Stretching the mounting o-ring while you install it thins it enough that it will easily pop on. There is no need to loosen the base screw (the way I did until I learned the correct way).


----------



## BRD29er (Jun 4, 2012)

*Battery Pack Location?*

I'm thinking of getting a MS light for cross country riding on technical trails. I've never had a light or ridden at night. I was planning on mounting it to my helmet, but I'm concerned about locating the battery pack. 
Is the cord long enough to put it in my hydro pack?
Is attaching it to the helmet cause the helmet to move around because of weight?


----------



## Garson (Aug 21, 2007)

BRD29er said:


> I'm thinking of getting a MS light ... I was planning on mounting it to my helmet, but I'm concerned about locating the battery pack.
> Is the cord long enough to put it in my hydro pack?
> Is attaching it to the helmet cause the helmet to move around because of weight?

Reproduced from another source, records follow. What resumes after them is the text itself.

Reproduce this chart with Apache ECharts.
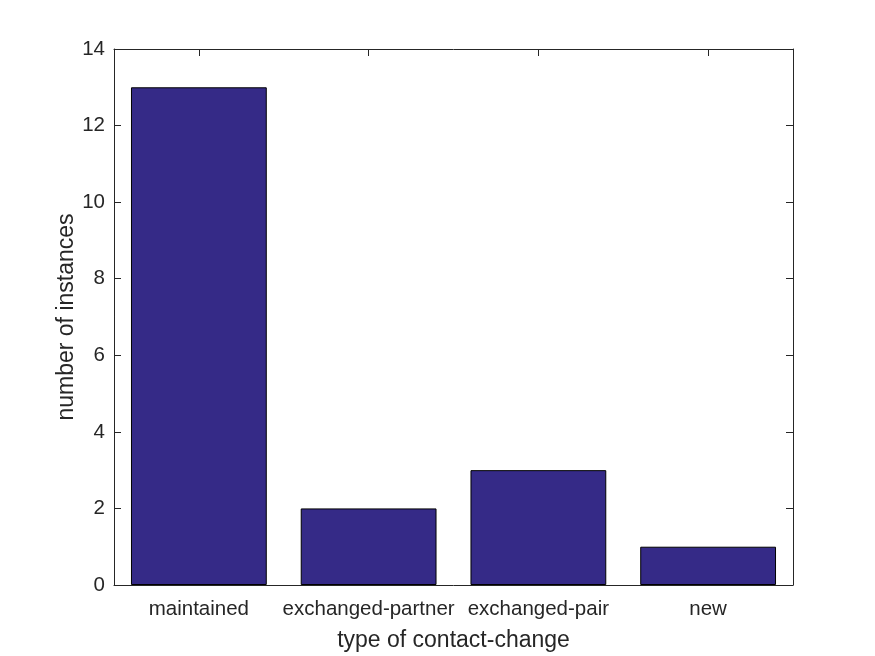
<!DOCTYPE html>
<html><head><meta charset="utf-8">
<script src="https://cdn.jsdelivr.net/npm/echarts@6/dist/echarts.min.js"></script>
<style>html,body{margin:0;padding:0;background:#fff}#c{width:875px;height:656px}</style>
</head><body><div id="c"></div>
<script>
const categories = ['maintained', 'exchanged-partner', 'exchanged-pair', 'new'];
const counts = [13, 2, 3, 1];
const yTicks = [0, 2, 4, 6, 8, 10, 12, 14];

const font = 'Liberation Sans, Arial, sans-serif';
const axisLine = { show: true, onZero: false, lineStyle: { color: '#262626', width: 1 } };
const tick = { show: true, inside: true, length: 7, lineStyle: { color: '#262626' } };
const chart = echarts.init(document.getElementById('c'), null, { renderer: 'canvas' });
chart.setOption({
  backgroundColor: '#fff',
  animation: false,
  grid: { left: 114, right: 82, top: 49, bottom: 71, containLabel: false, outerBoundsMode: 'none' },
  xAxis: [{
    type: 'category', data: categories, position: 'bottom',
    axisLine: axisLine,
    axisTick: Object.assign({ alignWithLabel: true, interval: 0 }, tick),
    axisLabel: { color: '#262626', fontFamily: font, fontSize: 20.5, margin: 14, interval: 0, hideOverlap: false },
    name: 'type of contact-change', nameLocation: 'middle', nameGap: 44,
    nameTextStyle: { color: '#262626', fontFamily: font, fontSize: 23 }
  }, {
    type: 'category', data: categories, position: 'top',
    axisLine: axisLine,
    axisTick: Object.assign({ alignWithLabel: true, interval: 0 }, tick),
    axisLabel: { show: false }
  }],
  yAxis: [{
    type: 'value', min: yTicks[0], max: yTicks[yTicks.length - 1], interval: 2, position: 'left',
    axisLine: axisLine,
    axisTick: tick,
    splitLine: { show: false },
    axisLabel: { color: '#262626', fontFamily: font, fontSize: 20.5, margin: 9 },
    name: 'number of instances', nameLocation: 'middle', nameGap: 36, nameRotate: 90, nameMoveOverlap: false,
    nameTextStyle: { color: '#262626', fontFamily: font, fontSize: 23 }
  }, {
    type: 'value', min: yTicks[0], max: yTicks[yTicks.length - 1], interval: 2, position: 'right',
    axisLine: axisLine,
    axisTick: tick,
    splitLine: { show: false },
    axisLabel: { show: false }
  }],
  series: [{
    type: 'bar', data: counts, xAxisIndex: 0, yAxisIndex: 0,
    barWidth: '80%',
    itemStyle: { color: '#352a87', borderColor: '#000', borderWidth: 1 }
  }]
});
</script></body></html>
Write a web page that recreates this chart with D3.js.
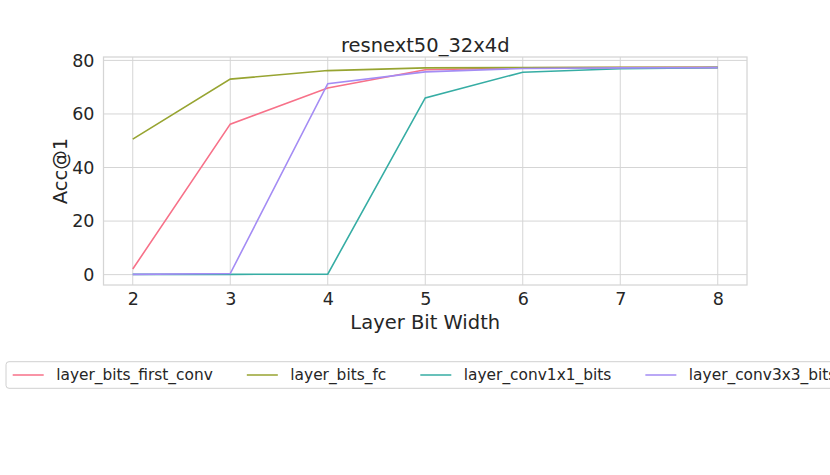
<!DOCTYPE html>
<html>
<head>
<meta charset="utf-8">
<script src="https://cdn.jsdelivr.net/npm/d3@7/dist/d3.min.js"></script>
<style>
  html, body { margin: 0; padding: 0; background: #fff; }
  svg { display: block; font-family: "DejaVu Sans", sans-serif; }
</style>
</head>
<body>
<svg id="chart" width="830" height="475"></svg>
<script>
const bitWidths = [2, 3, 4, 5, 6, 7, 8];
const seriesNames = ["layer_bits_first_conv", "layer_bits_fc", "layer_conv1x1_bits", "layer_conv3x3_bits"];
const firstConv = [2.1, 56.2, 69.7, 76.5, 77.2, 77.3, 77.4];
const fcBits = [50.6, 73.0, 76.2, 77.2, 77.3, 77.4, 77.4];
const conv1x1 = [0.1, 0.1, 0.2, 66.0, 75.6, 76.9, 77.3];
const conv3x3 = [0.1, 0.4, 71.3, 75.7, 77.0, 77.2, 77.3];
const seriesValues = [firstConv, fcBits, conv1x1, conv3x3];
const colors = ["#f77189", "#97a431", "#36ada4", "#a48cf4"];
const yTicks = [0, 20, 40, 60, 80];
const titleText = "resnext50_32x4d";
const xLabel = "Layer Bit Width";
const yLabel = "Acc@1";

(function () {
const svg = d3.select("#chart");
const pLeft = 103.5, pRight = 747, pTop = 57, pBottom = 285;
const textColor = "#262626";
const gridColor = "#d5d5d5";

const x = d3.scaleLinear().domain([1.7, 8.3]).range([pLeft, pRight]);
const y = d3.scaleLinear().domain([-3.87, 81.27]).range([pBottom, pTop]);

// grid
svg.append("g").selectAll("line").data(bitWidths).join("line")
  .attr("x1", d => x(d)).attr("x2", d => x(d))
  .attr("y1", pTop).attr("y2", pBottom)
  .attr("stroke", gridColor).attr("stroke-width", 1);
svg.append("g").selectAll("line").data(yTicks).join("line")
  .attr("x1", pLeft).attr("x2", pRight)
  .attr("y1", d => y(d)).attr("y2", d => y(d))
  .attr("stroke", gridColor).attr("stroke-width", 1);

// spines
svg.append("rect").attr("x", pLeft).attr("y", pTop)
  .attr("width", pRight - pLeft).attr("height", pBottom - pTop)
  .attr("fill", "none").attr("stroke", gridColor).attr("stroke-width", 1.25);

// axes
const xAxis = d3.axisBottom(x).tickValues(bitWidths).tickFormat(d3.format("d")).tickSize(0).tickPadding(8);
svg.append("g").attr("transform", `translate(0,${pBottom})`).call(xAxis)
  .call(g => g.select(".domain").remove())
  .selectAll("text").attr("font-size", 17.5).attr("fill", textColor)
  .attr("font-family", "DejaVu Sans");
const yAxis = d3.axisLeft(y).tickValues(yTicks).tickFormat(d3.format("d")).tickSize(0).tickPadding(9);
svg.append("g").attr("transform", `translate(${pLeft},0)`).call(yAxis)
  .call(g => g.select(".domain").remove())
  .selectAll("text").attr("font-size", 17.5).attr("fill", textColor)
  .attr("font-family", "DejaVu Sans");

// lines
const line = d3.line().x((d, i) => x(bitWidths[i])).y(d => y(d));
seriesValues.forEach((vals, k) => {
  svg.append("path").datum(vals)
    .attr("d", line)
    .attr("fill", "none")
    .attr("stroke", colors[k])
    .attr("stroke-width", 1.6);
});

// title and labels
svg.append("text").attr("x", (pLeft + pRight) / 2).attr("y", 51.5)
  .attr("text-anchor", "middle").attr("font-size", 19.5).attr("fill", textColor)
  .text(titleText);
svg.append("text").attr("x", (pLeft + pRight) / 2).attr("y", 328.5)
  .attr("text-anchor", "middle").attr("font-size", 19.5).attr("fill", textColor)
  .text(xLabel);
svg.append("text").attr("transform", `translate(66.5,${(pTop + pBottom) / 2}) rotate(-90)`)
  .attr("text-anchor", "middle").attr("font-size", 19.5).attr("fill", textColor)
  .text(yLabel);

// legend
const lg = svg.append("g");
lg.append("rect").attr("x", 6).attr("y", 361.7).attr("width", 900).attr("height", 26.6)
  .attr("rx", 3).attr("fill", "#fff").attr("stroke", "#d0d0d0").attr("stroke-width", 1);
let cx = 12.7;
const ly = 375;
seriesNames.forEach((name, k) => {
  lg.append("line").attr("x1", cx).attr("x2", cx + 31).attr("y1", ly).attr("y2", ly)
    .attr("stroke", colors[k]).attr("stroke-width", 2).attr("opacity", 0.75);
  const t = lg.append("text").attr("x", cx + 31 + 12.5).attr("y", ly)
    .attr("dy", "0.35em").attr("font-size", 15.4).attr("fill", textColor).text(name);
  const w = t.node().getComputedTextLength();
  cx = cx + 31 + 12.5 + w + 34;
});
})();
</script>
</body>
</html>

If you had to rely upon the cords connecting the MS lights and batteries, you'd have to somehow mount the battery up around your shoulder. The helmet mount kits (e.g., from Action LED) come with an extension cord that allows you to carry the battery pretty much anywhere you choose - your hydration pack being the most obvious solution. You can also buy them separately.

The combined weight of the mount and the light on your head is not much, but it is noticeable. However, if it's properly mounted, and causes your helmet to move at all, I'd have to say your helmet is not fitting you properly in the first place. It'd not only be uncomfortable, but having your light moving around would suck.


----------